Northpointe Institute for Public Management
“Northpointe is an experienced and nationally recognized correctional consulting and research firm providing software products, consulting, training, and implementation services to federal, state, and local criminal justice systems and policy makers.” FOCUS was granted the funds through its Justice Assistance Grant for a year (2011) Northpointe evaluation.
Some of the conclusions of the report:
- The number of new arrests during the follow-up period was much larger for the control group than for the FOCUS group. There were totals of 26 and 9 arrests for the control and FOCUS groups, respectively. (pg. 5)
- All of the arrests for the FOCUS group were for misdemeanors or petty offenses (0%).

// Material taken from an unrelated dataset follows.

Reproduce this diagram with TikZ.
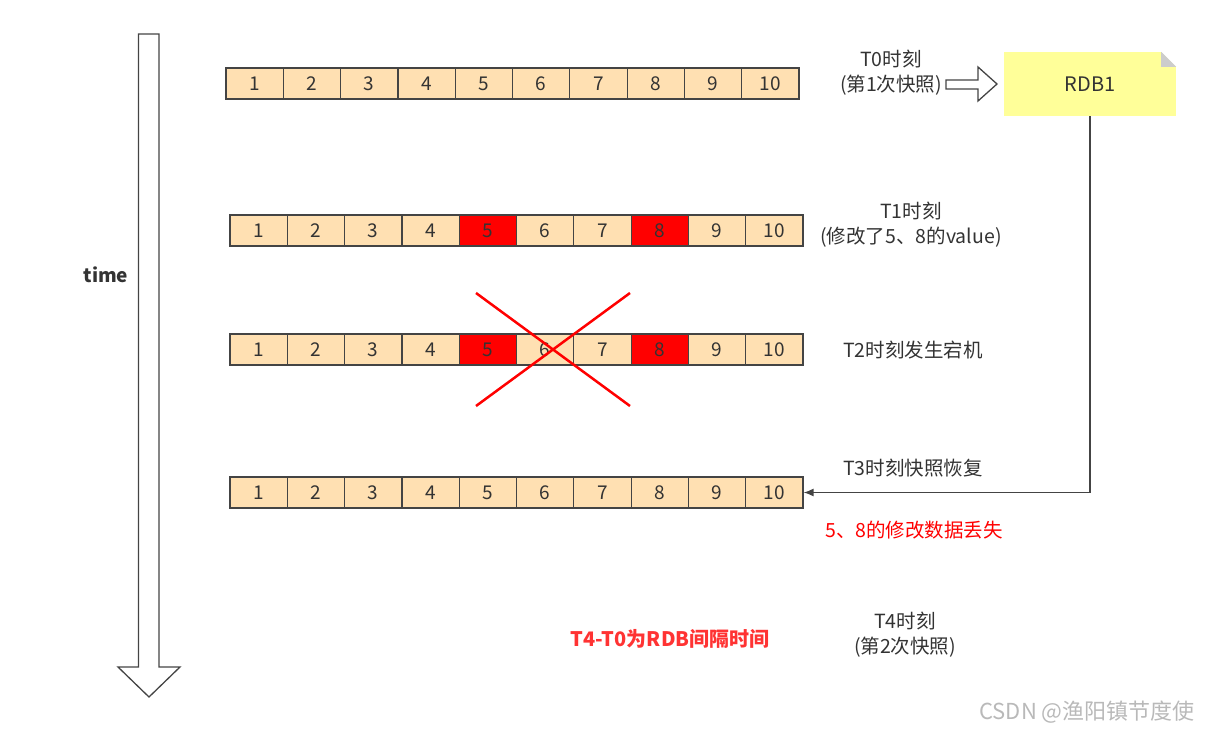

In contrast, for the control group, 7 of the arrests were for felony offenses (27%). (pg 6).
- The amount of time that a mentor spends with a mentee could possibly predict positive outcomes for the mentee and reflect one way in which the FOCUS intervention is effective. In fact, the mean number of hours that mentors spent with the 16 mentees that were not re-arrested at least once was much larger (mean = 29.5) than the number of hours that the mentors spent with the 4 mentees who were re-arrested at least once (mean = 9.7). (pg 8)

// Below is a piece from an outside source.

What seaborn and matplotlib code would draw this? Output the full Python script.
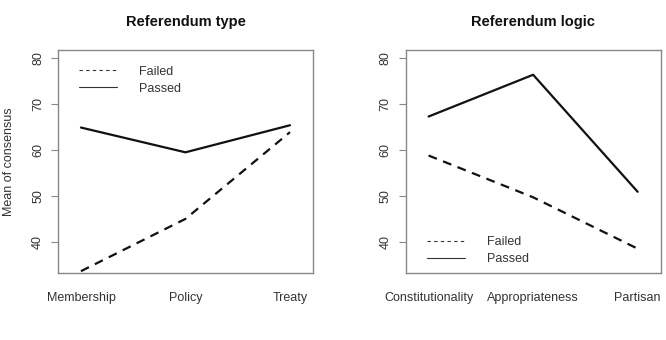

- The major result of this study is that the incidence rate for re-arrest rate for the FOCUS group was significantly lower than the incidence rate for a comparable group of control subjects. The incidence rates for the two groups differed by a factor of 4. Analysis of the time that the mentors and mentees spent together along with descriptive data on the various activities that the mentors and mentees carried out together indicates that the intervention was quite intense. The large time commitments by the mentors and mentees no doubt contributed to the effectiveness of the intervention.
On the basis of our results, the recidivism rate as usually defined (re-arrest within a year) should be significantly lower for people who have received the FOCUS intervention than for people who have not. A reduction in the recidivism rate of a factor of 4 would be consistent with our findings, but additional data collected from a larger pool of offender/mentees is needed to confirm this finding. Hence, the recidivism rate of 67% in the jail population could be reduced with the FOCUS intervention to a rate as low as 17%. We are continuing to expand the number of offenders in the FOCUS program and to collect data through 2012 to verify this conclusion.